Understanding each other’s needs and being able to articulate them calmly, to truly listen to one another is vital if a long and happy relationship is to be achieved.

Habitual Patterns Of Behaviour

When we begin to interact with another person everything is coloured by the way we see the world. Our beliefs underpin our behaviours, 95% of which are habitual. By that I mean that we don’t consciously think about our response. It is an instinctive reaction to the words we hear, the tone of voice or the behaviour. In turn our responses or lack of them trigger an equally habitual response in the other. Patterns of behaviours are established and for the most part people are oblivious to the part they play in them.

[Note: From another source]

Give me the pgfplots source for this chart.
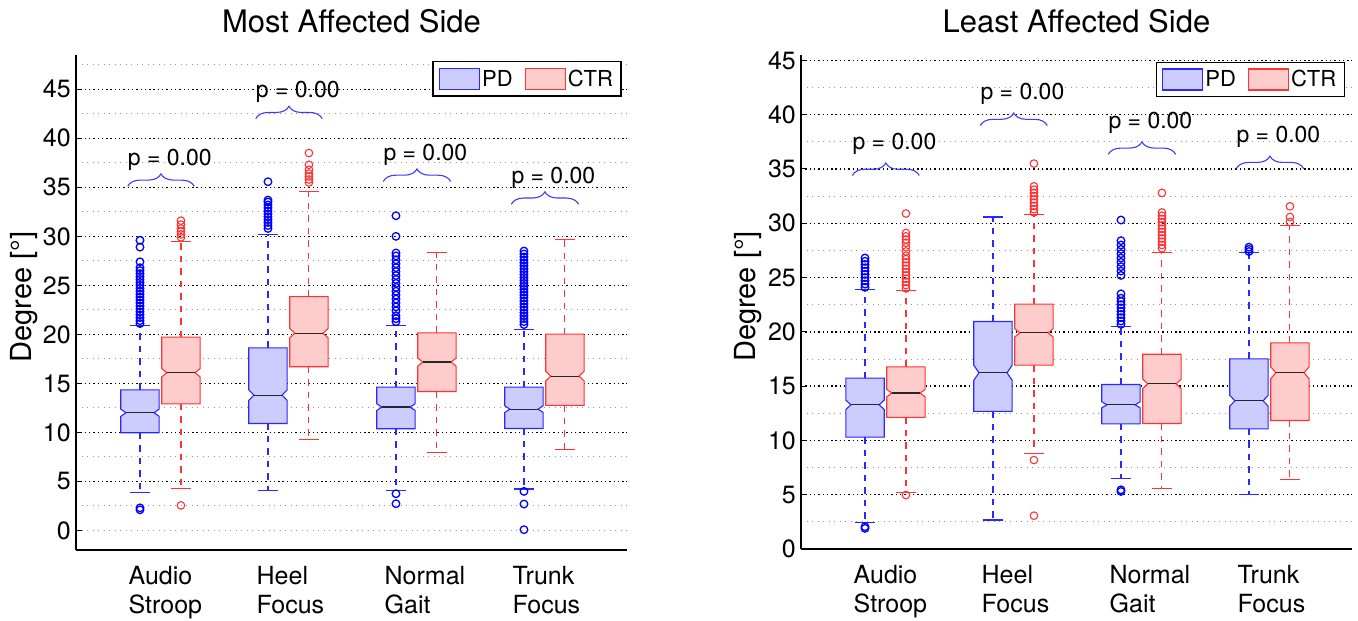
\documentclass[border=0pt]{standalone}
\usepackage{fontspec}
\setmainfont{TeX Gyre Heros}
\usepackage{pgfplots}
\pgfplotsset{compat=1.18}
\usetikzlibrary{decorations.pathreplacing}
\definecolor{pdedge}{RGB}{40,40,255}
\definecolor{pdfill}{RGB}{204,204,255}
\definecolor{pdout}{RGB}{0,0,255}
\definecolor{ctredge}{RGB}{255,51,51}
\definecolor{ctrfill}{RGB}{255,204,204}
\definecolor{gridgray}{RGB}{150,150,150}
\definecolor{bracecol}{RGB}{60,60,255}

\pgfplotsset{
  pdwhisk/.style={draw=pdedge, line width=1.1bp, forget plot, mark=none},
  ctrwhisk/.style={draw=ctredge, line width=1.1bp, forget plot, mark=none},
  pdbox/.style={draw=pdedge, fill=pdfill, line width=1.1bp, forget plot, mark=none},
  ctrbox/.style={draw=ctredge, fill=ctrfill, line width=1.1bp, forget plot, mark=none},
  medline/.style={draw=black!85, line width=1.2bp, forget plot, mark=none},
  pdo/.style={only marks, mark=o, mark size=3.8bp, draw=pdout, mark options={line width=1.3bp, draw=pdout}, forget plot},
  ctro/.style={only marks, mark=o, mark size=3.8bp, draw=ctredge, mark options={line width=1.1bp, draw=ctredge}, forget plot},
  commonaxis/.style={
    scale only axis, width=551bp,
    xmin=0.34, xmax=4.645,
    axis x line=bottom, axis y line=left,
    axis line style={-, line width=1.2bp, black},
    xtick={1,2,3,4},
    xticklabels={{Audio\\Stroop},{Heel\\Focus},{Normal\\Gait},{Trunk\\Focus}},
    xtick style={draw=none},
    minor ytick={2.5,7.5,...,47.5},
    ymajorgrids, yminorgrids,
    major grid style={black, line width=1.3bp, dash pattern=on 1.4bp off 2.9bp},
    minor grid style={gridgray, line width=0.9bp, dash pattern=on 1.1bp off 4.4bp},
    tick align=inside, major tick length=6bp, minor tick length=0bp,
    ytick style={line width=1bp, black},
    /pgf/number format/assume math mode=true,
    tick label style={font=\fontsize{25bp}{29bp}\selectfont},
    yticklabel style={anchor=east, inner sep=0pt, xshift=-5bp},
    xticklabel style={anchor=north west, align=left, inner sep=0pt, xshift=-32bp, yshift=-16.5bp},
    title style={font=\fontsize{31bp}{37bp}\selectfont, at={(0.5,1)}, anchor=base, yshift=16.3bp},
    ylabel={Degree [°]},
    ylabel style={font=\fontsize{29bp}{34bp}\selectfont, anchor=base},
    legend columns=2,
    legend style={draw=black, line width=1.5bp, font=\fontsize{22bp}{26bp}\selectfont,
      inner xsep=6bp, inner ysep=6bp, anchor=north east,
      /tikz/every even column/.append style={column sep=10bp}},
    legend image code/.code={\draw[#1, line width=1.1bp] (0bp,-10.5bp) rectangle (40bp,10.5bp);},
  },
}
% #1 pd/ctr, #2 position, #3 lower whisker, #4 q1, #5 median, #6 q3, #7 upper whisker, #8 notch half-height
\newcommand{\nbox}[8]{%
  \pgfmathsetmacro\xl{#2-0.15}\pgfmathsetmacro\xr{#2+0.15}%
  \pgfmathsetmacro\xli{#2-0.11}\pgfmathsetmacro\xri{#2+0.11}%
  \pgfmathsetmacro\capl{#2-0.075}\pgfmathsetmacro\capr{#2+0.075}%
  \pgfmathsetmacro\nlo{#5-#8}\pgfmathsetmacro\nhi{#5+#8}%
  \edef\tmp{%
    \noexpand\addplot[#1whisk, dash pattern=on 6.5bp off 6bp] coordinates {(#2,#6) (#2,#7)};
    \noexpand\addplot[#1whisk, dash pattern=on 6.5bp off 6bp] coordinates {(#2,#4) (#2,#3)};
    \noexpand\addplot[#1whisk] coordinates {(\capl,#7) (\capr,#7)};
    \noexpand\addplot[#1whisk] coordinates {(\capl,#3) (\capr,#3)};
    \noexpand\addplot[#1box] coordinates {(\xl,#4) (\xl,\nlo) (\xli,#5) (\xl,\nhi) (\xl,#6) (\xr,#6) (\xr,\nhi) (\xri,#5) (\xr,\nlo) (\xr,#4)} --cycle;
    \noexpand\addplot[medline] coordinates {(\xli,#5) (\xri,#5)};
  }\tmp}
\newcommand{\pbrace}[4]{% left x, right x, base y, text raise
  \draw[bracecol, line width=1.1bp, decorate, decoration={brace, amplitude=12.5bp}] (axis cs:#1,#3) -- (axis cs:#2,#3);
  \node[anchor=base west, inner sep=0pt, yshift=#4, font=\fontsize{23bp}{27bp}\selectfont] at (axis cs:#1,#3) {p = 0.00};}

\begin{document}
\begin{tikzpicture}
\path[use as bounding box] (0,0) rectangle (1358bp,621bp);

\begin{axis}[commonaxis,
  at={(76bp,71bp)}, anchor=south west, height=495bp,
  ymin=-2, ymax=48.5,
  ytick={5,10,...,45}, extra y ticks={0},
  extra y tick style={major grid style={gridgray, line width=0.9bp, dash pattern=on 1.1bp off 4.4bp}},
  title={Most Affected Side},
  ylabel style={at={(axis description cs:-0.0808,0.511)}},
  legend style={at={(0.9904,0.9879)}},
]
% Audio Stroop
\nbox{pd}{0.84}{3.87}{9.96}{12.0}{14.34}{20.87}{0.37}
\addplot[pdo] table[x expr=0.84, y index=0, header=false, row sep=\\] {2.1\\ 2.3\\ 21.1\\ 21.4\\ 21.7\\ 22.0\\ 22.3\\ 22.6\\ 22.9\\ 23.2\\ 23.5\\ 23.8\\ 24.1\\ 24.4\\ 24.7\\ 25.0\\ 25.3\\ 25.6\\ 25.9\\ 26.2\\ 26.5\\ 26.8\\ 27.4\\ 28.9\\ 29.6\\};
\nbox{ctr}{1.16}{4.25}{12.91}{16.08}{19.71}{29.5}{0.42}
\addplot[ctro] table[x expr=1.16, y index=0, header=false, row sep=\\] {2.55\\ 29.9\\ 30.2\\ 30.5\\ 30.8\\ 31.2\\ 31.6\\};
% Heel Focus
\nbox{pd}{1.84}{4.08}{10.91}{13.8}{18.62}{30.18}{0.54}
\addplot[pdo] table[x expr=1.84, y index=0, header=false, row sep=\\] {30.8\\ 31.1\\ 31.4\\ 31.7\\ 32.0\\ 32.3\\ 32.6\\ 32.9\\ 33.2\\ 33.5\\ 33.7\\ 35.57\\};
\nbox{ctr}{2.16}{9.31}{16.69}{20.12}{23.85}{34.53}{0.48}
\addplot[ctro] table[x expr=2.16, y index=0, header=false, row sep=\\] {35.5\\ 35.8\\ 36.1\\ 36.4\\ 36.8\\ 37.3\\ 38.5\\};
% Normal Gait
\nbox{pd}{2.84}{4.08}{10.37}{12.58}{14.62}{20.87}{0.34}
\addplot[pdo] table[x expr=2.84, y index=0, header=false, row sep=\\] {2.72\\ 3.74\\ 21.3\\ 21.6\\ 21.9\\ 22.4\\ 22.8\\ 23.2\\ 23.6\\ 24.0\\ 24.4\\ 24.8\\ 25.2\\ 25.6\\ 26.0\\ 26.4\\ 26.8\\ 27.2\\ 27.6\\ 28.0\\ 28.3\\ 30.0\\ 32.1\\};
\nbox{ctr}{3.16}{7.99}{14.17}{17.17}{20.15}{28.38}{0.41}
% Trunk Focus
\nbox{pd}{3.84}{4.22}{10.4}{12.37}{14.62}{20.46}{0.34}
\addplot[pdo] table[x expr=3.84, y index=0, header=false, row sep=\\] {0.07\\ 2.69\\ 3.98\\ 21.0\\ 21.3\\ 21.6\\ 21.9\\ 22.2\\ 22.5\\ 22.8\\ 23.1\\ 23.4\\ 23.7\\ 24.0\\ 24.3\\ 24.6\\ 24.9\\ 25.2\\ 25.5\\ 25.8\\ 26.1\\ 26.4\\ 26.7\\ 27.0\\ 27.3\\ 27.6\\ 27.9\\ 28.2\\ 28.5\\};
\nbox{ctr}{4.16}{8.26}{12.75}{15.74}{20.02}{29.7}{0.49}
\pbrace{0.744}{1.264}{35.1}{21bp}
\pbrace{1.744}{2.264}{42.0}{21bp}
\pbrace{2.741}{3.267}{35.6}{21bp}
\pbrace{3.741}{4.267}{33.27}{21bp}
\addlegendimage{draw=pdedge, fill=pdfill}\addlegendentry{PD}
\addlegendimage{draw=ctredge, fill=ctrfill}\addlegendentry{CTR}
\end{axis}

\begin{axis}[commonaxis,
  at={(801bp,72bp)}, anchor=south west, height=494bp,
  ymin=0, ymax=45.5,
  ytick={0,5,...,45},
  title={Least Affected Side},
  ylabel style={at={(axis description cs:-0.082,0.511)}},
  legend style={at={(0.9873,0.9864)}},
]
% Audio Stroop
\nbox{pd}{0.84}{2.42}{10.31}{13.28}{15.74}{23.9}{0.43}
\addplot[pdo] table[x expr=0.84, y index=0, header=false, row sep=\\] {1.9\\ 2.05\\ 24.1\\ 24.4\\ 24.7\\ 25.0\\ 25.3\\ 25.6\\ 25.9\\ 26.2\\ 26.5\\ 26.8\\};
\nbox{ctr}{1.16}{5.18}{12.12}{14.36}{16.78}{23.77}{0.34}
\addplot[ctro] table[x expr=1.16, y index=0, header=false, row sep=\\] {4.97\\ 24.0\\ 24.3\\ 24.6\\ 24.9\\ 25.2\\ 25.5\\ 25.8\\ 26.1\\ 26.4\\ 26.7\\ 27.0\\ 27.4\\ 27.8\\ 28.2\\ 28.5\\ 28.8\\ 29.1\\ 30.9\\};
% Heel Focus
\nbox{pd}{1.84}{2.67}{12.67}{16.23}{20.95}{30.58}{0.7}
\nbox{ctr}{2.16}{8.77}{16.93}{19.91}{22.55}{30.8}{0.38}
\addplot[ctro] table[x expr=2.16, y index=0, header=false, row sep=\\] {3.07\\ 8.19\\ 31.0\\ 31.3\\ 31.6\\ 31.9\\ 32.2\\ 32.5\\ 32.8\\ 33.1\\ 33.4\\ 35.5\\};
% Normal Gait
\nbox{pd}{2.84}{6.5}{11.53}{13.28}{15.15}{20.46}{0.28}
\addplot[pdo] table[x expr=2.84, y index=0, header=false, row sep=\\] {5.3\\ 5.45\\ 20.7\\ 21.0\\ 21.3\\ 21.6\\ 21.9\\ 22.2\\ 22.5\\ 22.8\\ 23.1\\ 23.5\\ 25.2\\ 25.6\\ 26.0\\ 26.4\\ 26.8\\ 27.2\\ 27.6\\ 28.0\\ 28.4\\ 30.3\\};
\nbox{ctr}{3.16}{5.61}{11.56}{15.21}{17.94}{27.3}{0.43}
\addplot[ctro] table[x expr=3.16, y index=0, header=false, row sep=\\] {27.7\\ 28.0\\ 28.3\\ 28.6\\ 28.9\\ 29.2\\ 29.5\\ 29.8\\ 30.1\\ 30.4\\ 30.7\\ 31.0\\ 32.8\\};
% Trunk Focus
\nbox{pd}{3.84}{5.03}{11.07}{13.65}{17.51}{27.27}{0.5}
\addplot[pdo] table[x expr=3.84, y index=0, header=false, row sep=\\] {27.4\\ 27.6\\ 27.8\\};
\nbox{ctr}{4.16}{6.44}{11.84}{16.23}{18.98}{29.8}{0.55}
\addplot[ctro] table[x expr=4.16, y index=0, header=false, row sep=\\] {30.12\\ 30.58\\ 31.56\\};
\pbrace{0.741}{1.264}{34.4}{25.8bp}
\pbrace{1.741}{2.264}{39.0}{25.8bp}
\pbrace{2.741}{3.267}{36.35}{25.8bp}
\pbrace{3.741}{4.267}{35.03}{25.8bp}
\addlegendimage{draw=pdedge, fill=pdfill}\addlegendentry{PD}
\addlegendimage{draw=ctredge, fill=ctrfill}\addlegendentry{CTR}
\end{axis}
\end{tikzpicture}
\end{document}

If you have always done what you have always done, you will always get what you have always got. If you don’t like the way things are going and you want things to change for the better the best place to start is with yourself. You are the only person you have control over. Trying to change others is far more difficult. The wonderful thing is that when you change your pattern of behaviour it has the capacity to act as a catalyst for change in others.

The next time you find yourself ready to bite back with a sharp or unkind retort to something your partner has said which has annoyed you stop. Think about how you respond. A hug, a “sorry you feel that way – I love you” can bring about a very different response if you mean it.
Forgiveness

Learning to forgive yourself and others is truly a gift. Holding on to old resentments, bearing a grudge is like taking the poison yourself and expecting someone else to suffer.

Forgiveness is not about forgetting or condoning the action which has caused the problem. It is about letting go of the hurt and the anger and moving forward. Not doing so keeps you chained to the past. Once you truly forgive it gives a future with huge hope and potential for things to be different.

The willingness to forgive past transgressions determines whether any relationship which have been in difficulty have the chance of a happy and loving future.

Of course it is dependent on lessons being learned. When someone indulges in repeated infidelity it is time to examine why you stay.

Can relationships where one partner has been unfaithful not only survive but thrive? I believe so.

Forgiving a partner who has been unfaithful is possible so long as they work to create a sense of trust which then remains unbroken and both partners are prepared to examine what went wrong in the relationship and to change those things. If either partner is unwilling or unable, to draw a line on the past and focus positively on the present and the future the relationship has a very uncertain future, I would say it is doomed. Where both couples are prepared to invest 100% in creating a loving inter dependent relationship there is every chance that they will make it work.